I've run into the same problems as you, and it took me some time to understand why.
The explanation was on page 277 of the STC15 family documentation, under section 3.1 (Program Memory).
It explains there are 3 sections in the chip's flash:

  • AP: where the application program resides
  • IAP: EEPROM emulation for persistent data storage
  • ISP: reserved space for a custom bootloader

As IAP and ISP are often used together ("IAP/ISP") throughout the documentation, I've confused them.

Section 3.1 says that in order to use the ISP area, the "ISP data flash" must be enabled, but I couldn't find how to enable it.

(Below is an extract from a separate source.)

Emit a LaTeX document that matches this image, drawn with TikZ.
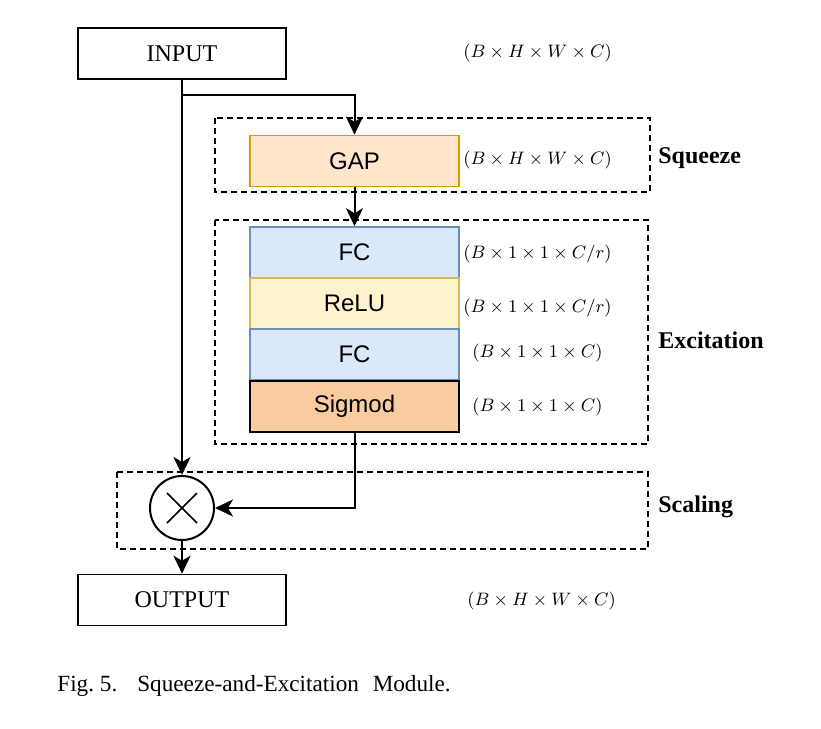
\documentclass[tikz,border=0pt]{standalone}
\usepackage{amsmath}
\usepackage{fontspec}
\setmainfont{Liberation Serif}
\setsansfont{Liberation Sans}
\usetikzlibrary{arrows.meta}
\definecolor{gapfill}{HTML}{FFE6CC}
\definecolor{gapline}{HTML}{D79B00}
\definecolor{fcfill}{HTML}{DAE8FC}
\definecolor{fcline}{HTML}{6C8EBF}
\definecolor{relufill}{HTML}{FFF2CC}
\definecolor{reluline}{HTML}{D6B656}
\definecolor{sigfill}{HTML}{F8CC9F}

\begin{document}
\begin{tikzpicture}[x=0.5pt,y=-0.5pt,
  >={Stealth[length=9pt,width=8.5pt,inset=2.5pt]},
  every node/.style={font=\fontsize{12}{14}\selectfont},
  plain/.style={draw,line width=0.8pt,minimum width=104pt,minimum height=25.5pt,inner sep=0},
  layer/.style={draw,line width=0.8pt,minimum width=104.5pt,minimum height=25.5pt,inner sep=0,font=\sffamily\fontsize{12}{14}\selectfont},
  group/.style={draw,line width=0.75pt,dash pattern=on 3pt off 2pt},
  dims/.style={font=\fontsize{9.5}{12}\selectfont,anchor=west,inner sep=0},
  tag/.style={font=\bfseries\fontsize{12}{14}\selectfont,anchor=west,inner sep=0},
  flow/.style={->,line width=1pt}]
\useasboundingbox (0,0) rectangle (821,729);
% groups
\draw[group] (215,118) rectangle (650,192);
\draw[group] (215,220) rectangle (648,444);
\draw[group] (117,472) rectangle (648,549);
% blocks
\node[plain] (input) at (182,53.5) {INPUT};
\node[layer,fill=gapfill,draw=gapline] (gap) at (354.5,161) {GAP};
\node[layer,fill=fcfill,draw=fcline] (fc1) at (354.5,252.5) {FC};
\node[layer,fill=relufill,draw=reluline] (relu) at (354.5,303.5) {ReLU};
\node[layer,fill=fcfill,draw=fcline] (fc2) at (354.5,354.5) {FC};
\node[layer,fill=sigfill,line width=1pt] (sig) at (354.5,406.5) {Sigmod};
\node[circle,draw,line width=1pt,minimum size=32pt,inner sep=0] (mul) at (182,508) {};
\draw[line width=0.8pt] (mul.center) +(-15,-15) -- +(15,15) (mul.center) +(-15,15) -- +(15,-15);
\node[plain] (output) at (182,600) {OUTPUT};
% shapes
\node[dims] (dimin) at (463,53) {$(B\times H\times W\times C)$};
\node[dims] (dimgap) at (463,160) {$(B\times H\times W\times C)$};
\node[dims] (dimfca) at (463,254) {$(B\times 1\times 1\times C/r)$};
\node[dims] (dimrelu) at (463,308) {$(B\times 1\times 1\times C/r)$};
\node[dims] (dimfcb) at (472,353) {$(B\times 1\times 1\times C)$};
\node[dims] (dimsig) at (472,407) {$(B\times 1\times 1\times C)$};
\node[dims] (dimout) at (467,601) {$(B\times H\times W\times C)$};
% stages
\node[tag] (squeeze) at (658,158) {Squeeze};
\node[tag] (excite) at (658,340) {Excitation};
\node[tag] (scale) at (658,507) {Scaling};
% connectors
\coordinate (split) at (182,95);
\draw[flow] (input.south) -- (mul.north);
\draw[flow] (split) -| (gap.north);
\draw[flow] (gap.south) -- (fc1.north);
\draw[flow] (sig.south) |- (mul.east);
\draw[flow] (mul.south) -- (output.north);
\node[anchor=west,inner sep=0,font=\fontsize{11.6}{14}\selectfont] (caption) at (57,686) {Fig.~5.\hspace{10pt}Squeeze-and-Excitation\hspace{4pt} Module.};
\end{tikzpicture}
\end{document}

Section 2.2.8 (Warm Boot and Cold Boot Reset) on page 242 explains that failure to find valid ISP code causes an automatic software reboot to AP.
This explains why nothing happened, the program was caught in an infinite reset loop.

I've also tried to jump directly from the AP to the EEPROM start address with an inline LJMP instruction but it didn't work either.
The portion reserved to the EEPROM is probably flagged as non-executable, so we're in the "Reset caused by illegal use of program address" case of the table in section 2.2.8.

Incidentally, while I was examining STCGAL's debug logs, I found the size written always exceeds the number of 512-byte flash pages by 64 bytes.
These are used by the MCU options and are always written after the code + EEPROM content.
This is why options can't be changed independently from the code.

What a waste to have such a large EEPROM space and not enough Flash storage for the software to use it! :(
There's just one thing you can do with the EEPROM space, it's storing constants (e.g. strings, look-up tables).
This has been found to work and is explained here: zerog2k/stc_diyclock#6 (comment)
Mind the last 7 bytes of the AP area are used to store a chip UID, so you have to tell it to SDCC.